The dark horses are the new entrants of Shane Ross’ s Independent Alliance, Renua, and the latest ‘centre-left’ fledgling party of Shorthall/Donnelly/ Murphy and ‘ hard-left’ of AntiAusterity Alliance/People Before Profit/ Wallace-Daly. Their challenges are horrendous, as they can’t access any of the €12.6m annual state funding and are prohibited from receiving donations of more than €1000 per candidate, or €2500 per party.
The electoral appeal of an Independent is precisely because they are a free agent, not a compromised franchise. Without doubt, the failure of this Dáil’s technical group to unite with a collective brand offering means fatal fragmentation and likely confusion. The likelihood is that they’ll comprise handfuls of groups, totalling roughly 30 TDs.

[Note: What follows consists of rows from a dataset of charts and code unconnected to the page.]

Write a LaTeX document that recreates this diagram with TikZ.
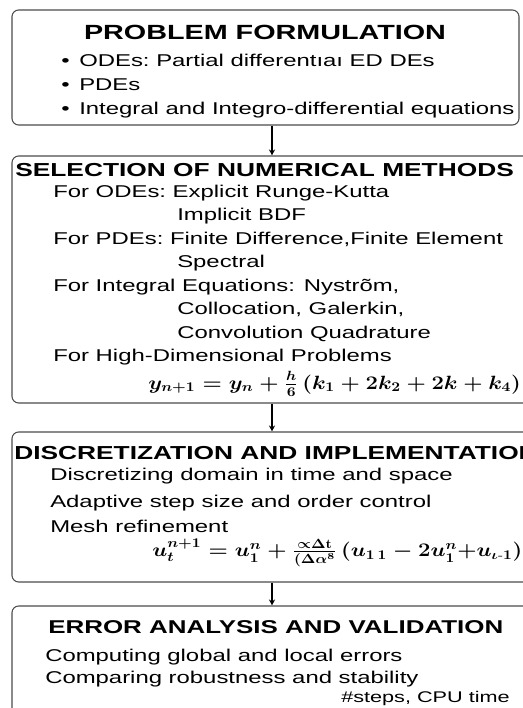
\documentclass[tikz,border=0pt]{standalone}
\usepackage{fontspec}
\usepackage{amsmath}
\usepackage{graphicx}
\newfontfamily\diagfont[FakeStretch=1.4]{Liberation Sans}
\usetikzlibrary{positioning, arrows.meta}

\newcommand{\wide}[1]{\scalebox{1.15}[1]{#1}}
\newcommand{\bul}{\makebox[13.5pt][l]{\textbullet}}

\begin{document}
\begin{tikzpicture}[
    x=0.75pt, y=-0.75pt,
    >={Stealth[length=4.5pt, width=4.5pt]},
    box/.style={draw=black!70, line width=0.8pt, rounded corners=5pt, inner sep=0pt},
    head/.style={font=\diagfont\bfseries\fontsize{14.1}{17}\selectfont, inner sep=0pt, anchor=base west},
    txt/.style={font=\diagfont\fontsize{12.8}{15}\selectfont, inner sep=0pt, anchor=base west},
    eq/.style={font=\mathversion{bold}\fontsize{14}{16}\selectfont, inner sep=0pt, anchor=west}
]

% ================= Frame =================
\clip (0,0) rectangle (523,708);
\fill[white] (0,0) rectangle (523,708);

% ================= Boxes =================
\node[box, minimum width=380.25pt, minimum height=86.25pt] (pf) at (265.5, 67.5) {};
\node[box, minimum width=392.25pt, minimum height=185.25pt] (sel) at (273.5, 279.5) {};
\node[box, minimum width=392.25pt, minimum height=112.5pt] (disc) at (273.5, 507) {};
\node[box, minimum width=392.25pt, minimum height=89.25pt] (err) at (273.5, 665.5) {};

% ================= Problem formulation =================
\node[head, anchor=base, font=\diagfont\bfseries\fontsize{15.4}{18}\selectfont] (pf_title) at (265, 39) {PROBLEM FORMULATION};
\node[txt] (pf_ode) at (61, 66) {\bul ODEs:\ Partial differentıaı ED DEs};
\node[txt] (pf_pde) at (61, 90) {\bul PDEs};
\node[txt] (pf_int) at (61, 114) {\bul Integral and Integro-differential equations};

% ================= Numerical methods =================
\node[head] (sel_title) at (15, 176) {SELECTION OF NUMERICAL METHODS};
\node[txt] (sel_ode) at (53, 197) {For ODEs:\ Explicit Runge-Kutta};
\node[txt] (sel_bdf) at (177, 220.5) {Implicit BDF};
\node[txt] (sel_pde) at (53, 244) {For PDEs:\ Finite Difference,Finite Element};
\node[txt] (sel_spec) at (177, 267.5) {Spectral};
\node[txt] (sel_int) at (53, 291) {For Integral Equations: Nystrõm,};
\node[txt] (sel_coll) at (177, 314.5) {Collocation, Galerkin,};
\node[txt] (sel_conv) at (177, 338) {Convolution Quadrature};
\node[txt] (sel_high) at (53, 361.5) {For High-Dimensional Problems};
\node[eq] (sel_eq) at (148, 384) {\wide{$y_{n+1} = y_n + \frac{h}{6}\,(k_1 + 2k_2 + 2k + k_4)$}};

% ================= Discretization =================
\node[head] (disc_title) at (14, 459) {DISCRETIZATION AND IMPLEMENTATION};
\node[txt] (disc_dom) at (50, 480) {Discretizing domain in time and space};
\node[txt] (disc_step) at (50, 507) {Adaptive step size and order control};
\node[txt] (disc_mesh) at (50, 532) {Mesh refinement};
\node[eq] (disc_eq) at (152, 553) {\wide{$u_t^{n+1} = u_1^n + \frac{\propto \Delta \mathrm{t}}{(\Delta \alpha^8}\,(u_{1\,1} - 2u_1^n {+} u_{\iota\text{-}1})$}};

% ================= Error analysis =================
\node[head, font=\diagfont\bfseries\fontsize{13.9}{17}\selectfont] (err_title) at (48, 633) {ERROR ANALYSIS AND VALIDATION};
\node[txt] (err_glob) at (45, 661) {Computing global and local errors};
\node[txt] (err_rob) at (45, 683) {Comparing robustness and stability};
\node[txt, font=\diagfont\fontsize{11.6}{14}\selectfont] (err_cpu) at (341, 702) {\#steps, CPU time};

% ================= Edges =================
\coordinate (mid) at (272, 0);
\draw[->, line width=0.8pt] (pf.south -| mid) -- (sel.north -| mid);
\draw[->, line width=0.8pt] (sel.south -| mid) -- (disc.north -| mid);
\draw[->, line width=0.8pt] (disc.south -| mid) -- (err.north -| mid);

\end{tikzpicture}
\end{document}
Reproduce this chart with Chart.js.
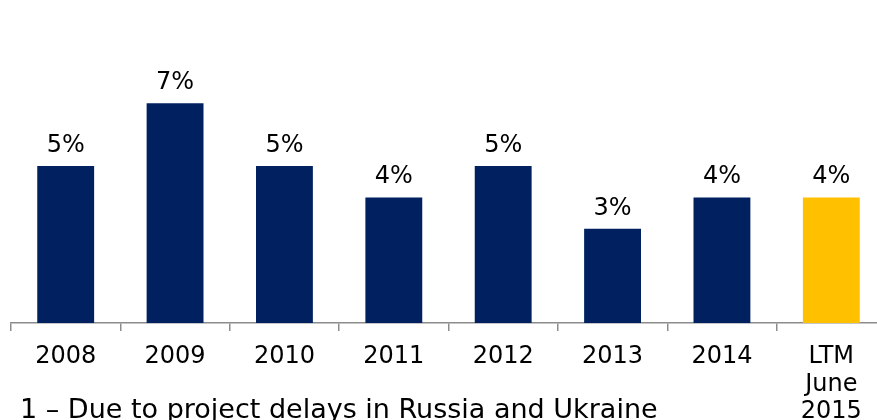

My current overall guesstimate: Fine Gael 52; Fianna Fáil 33; Sinn Féin 29; Labour 12; new small parties 13; Independents 21. After successive abortive Dáil attempts to form a government, Fianna Fáil/ Fine Gael may provide an historic coalition, as a sole viable entity with a working majority. But this catharsis could result in intergenerational leadership change for Kenny and/or Martin to assuage ancient internal hard-liners. They are my tips; so place your bets and take your chances.